• _SUPPLIED MATERIAL_

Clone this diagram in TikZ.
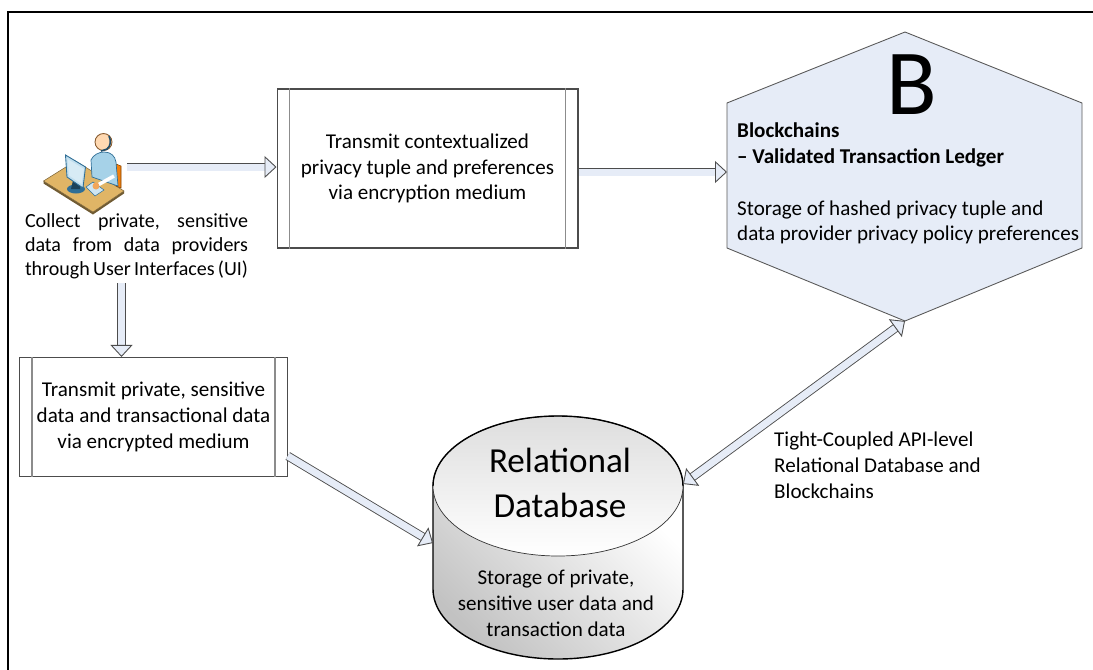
\documentclass[tikz,border=0pt]{standalone}
\usepackage{fontspec}
\setmainfont{Carlito}
\usetikzlibrary{arrows.meta}
\definecolor{blockblue}{HTML}{E6ECF7}
\definecolor{deskfill}{HTML}{E0B566}
\definecolor{skyfill}{HTML}{A6D2E8}
\definecolor{skyedge}{HTML}{2F6E96}
\tikzset{
  procbox/.style={draw=black!70, line width=0.6pt, fill=white, align=center,
    font=\fontsize{12}{14.7}\selectfont},
  note/.style={align=left, font=\fontsize{12}{14.7}\selectfont},
  blockarrow/.style={draw=black!70, double=blockblue, line width=0.5pt, double distance=0.14cm,
    -{Triangle[length=0.24cm, width=0.44cm, fill=blockblue, line width=0.5pt]}},
  twowayarrow/.style={draw=black!70, double=blockblue, line width=0.5pt, double distance=0.14cm,
    {Triangle[length=0.24cm, width=0.44cm, fill=blockblue, line width=0.5pt]}-{Triangle[length=0.24cm, width=0.44cm, fill=blockblue, line width=0.5pt]}}
}
\begin{document}
\begin{tikzpicture}[x=0.02cm, y=-0.02cm]
    \useasboundingbox (0,0) rectangle (1093,670);
    \draw[line width=0.05cm] (8,670) -- (8,12) -- (1093,12);

    % data provider at the desk
    \fill[black!50!deskfill] (43.5,181) -- (93,212) -- (124,191) -- (124,193.5) -- (93,214.5) -- (43.5,183.5) -- cycle;
    \filldraw[fill=deskfill, draw=black!45!deskfill, line width=0.3pt] (43.5,181) -- (75.5,161) -- (124,191) -- (93,212) -- cycle;
    \filldraw[fill=orange!80!brown, draw=orange!50!black, line width=0.3pt] (116,164) -- (121,166) -- (121,188) -- (116,186) -- cycle;
    \filldraw[fill=skyfill, draw=skyedge, line width=0.4pt] (92,177) -- (91,160) .. controls (93,155) and (99,152) .. (104,152)
      .. controls (111,152) and (115,156) .. (116,162) -- (118,186) -- cycle;
    \filldraw[fill=skyfill!55!white, draw=skyedge, line width=0.3pt] (86,187) -- (93,182) -- (104,190) -- (95,196) -- cycle;
    \draw[white, line width=0.07cm] (96,186) -- (114,176);
    \fill[orange!70!brown!70!white] (96,186) circle (3.5);
    \filldraw[fill=orange!30!white, draw=brown!70!black, line width=0.5pt] (103.5,142) circle (8.5);
    \draw[skyedge!70!black, line width=0.9pt] (109,136) .. controls (111,140) and (111,146) .. (107,149) -- (101,151);
    \fill[skyedge] (76,189) ellipse (9 and 4.5);
    \fill[skyedge!60!black] (71,189) -- (75,172) -- (80,174) -- (80,189) -- cycle;
    \filldraw[fill=skyfill!70!white, draw=skyedge, line width=0.5pt] (65.5,155) -- (85.5,167) -- (83,188) -- (67,177) -- cycle;
    \fill[white!55!skyfill] (67.5,159) -- (84,169) -- (81.5,184) -- (69,175.5) -- cycle;

    \node[note, font=\fontsize{11.4}{13.6}\selectfont] (collect) at (136.5,246)
      {\hbox to 4.46cm{Collect\hfill private,\hfill sensitive}\\
       \hbox to 4.46cm{data\hfill from\hfill data\hfill providers}\\
       \hbox to 4.46cm{through User Interfaces (UI)\hfill}};

    % process boxes
    \node[procbox, minimum width=6.02cm, minimum height=3.18cm] (tuple) at (427.5,168.5)
      {Transmit contextualized\\privacy tuple and preferences\\via encryption medium};
    \node[procbox, minimum width=5.35cm, minimum height=2.38cm] (secure) at (153.5,417)
      {Transmit private, sensitive\\data and transactional data\\via encrypted medium};
    \foreach \n in {tuple,secure} {
      \draw[black!45, line width=0.9pt] ([xshift=0.26cm]\n.north west) -- ([xshift=0.26cm]\n.south west);
      \draw[black!45, line width=0.9pt] ([xshift=-0.26cm]\n.north east) -- ([xshift=-0.26cm]\n.south east);
    }

    % ledger
    \filldraw[fill=blockblue, draw=black!65, line width=0.5pt]
      (905,32) -- (1082,103) -- (1082,248) -- (905,321) -- (727,248) -- (727,103) -- cycle;
    \coordinate (ledgertip) at (905,321);
    \coordinate (ledgerleft) at (727,172);
    \node[font=\fontsize{53}{53}\selectfont] (bigb) at (912,85) {B};
    \node[note, anchor=west] (ledger) at (731,183.5)
      {\textbf{Blockchains}\\\textbf{– Validated Transaction Ledger}\\[14.7pt]
       Storage of hashed privacy tuple and\\data provider privacy policy preferences};

    % database
    \shade[bottom color=black!24, top color=white, shading angle=-45, draw=black, line width=0.8pt]
      (433,486) -- (433,589) arc[start angle=180, end angle=360, x radius=125, y radius=-70] -- (683,486) -- cycle;
    \shade[top color=black!13, bottom color=white, draw=black!80, line width=0.4pt]
      (558,486) ellipse (125 and 70);
    \draw[line width=0.8pt] (433,486) arc[start angle=180, end angle=0, x radius=125, y radius=-70];
    \coordinate (dbleft) at (433,543);
    \coordinate (dbright) at (683,484);
    \node[align=center, font=\fontsize{20}{25.5}\selectfont] (dbtitle) at (560,483) {Relational\\Database};
    \node[note, align=center] (dbtext) at (556,603) {Storage of private,\\sensitive user data and\\transaction data};

    \node[note, anchor=west] (coupled) at (768,465) {Tight-Coupled API-level\\Relational Database and\\Blockchains};

    % connectors
    \coordinate (deskout) at (127,167);
    \coordinate (collectout) at (121.5,283);
    \draw[blockarrow] (deskout) -- (tuple.west |- deskout);
    \draw[blockarrow] (tuple.east |- ledgerleft) -- (ledgerleft);
    \draw[blockarrow] (collectout) -- (collectout |- secure.north);
    \draw[blockarrow] ([yshift=-0.78cm]secure.east) -- (dbleft);
    \draw[twowayarrow] (ledgertip) -- (dbright);
\end{tikzpicture}
\end{document}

• _PROMPT_
Take the lines from the start of the material to the line with "(8,12) -- (1093,12);", both included, and transcribe them exactly without the pictures.

• _RESULT_
Clone this diagram in TikZ.
\documentclass[tikz,border=0pt]{standalone}
\usepackage{fontspec}
\setmainfont{Carlito}
\usetikzlibrary{arrows.meta}
\definecolor{blockblue}{HTML}{E6ECF7}
\definecolor{deskfill}{HTML}{E0B566}
\definecolor{skyfill}{HTML}{A6D2E8}
\definecolor{skyedge}{HTML}{2F6E96}
\tikzset{
  procbox/.style={draw=black!70, line width=0.6pt, fill=white, align=center,
    font=\fontsize{12}{14.7}\selectfont},
  note/.style={align=left, font=\fontsize{12}{14.7}\selectfont},
  blockarrow/.style={draw=black!70, double=blockblue, line width=0.5pt, double distance=0.14cm,
    -{Triangle[length=0.24cm, width=0.44cm, fill=blockblue, line width=0.5pt]}},
  twowayarrow/.style={draw=black!70, double=blockblue, line width=0.5pt, double distance=0.14cm,
    {Triangle[length=0.24cm, width=0.44cm, fill=blockblue, line width=0.5pt]}-{Triangle[length=0.24cm, width=0.44cm, fill=blockblue, line width=0.5pt]}}
}
\begin{document}
\begin{tikzpicture}[x=0.02cm, y=-0.02cm]
    \useasboundingbox (0,0) rectangle (1093,670);
    \draw[line width=0.05cm] (8,670) -- (8,12) -- (1093,12);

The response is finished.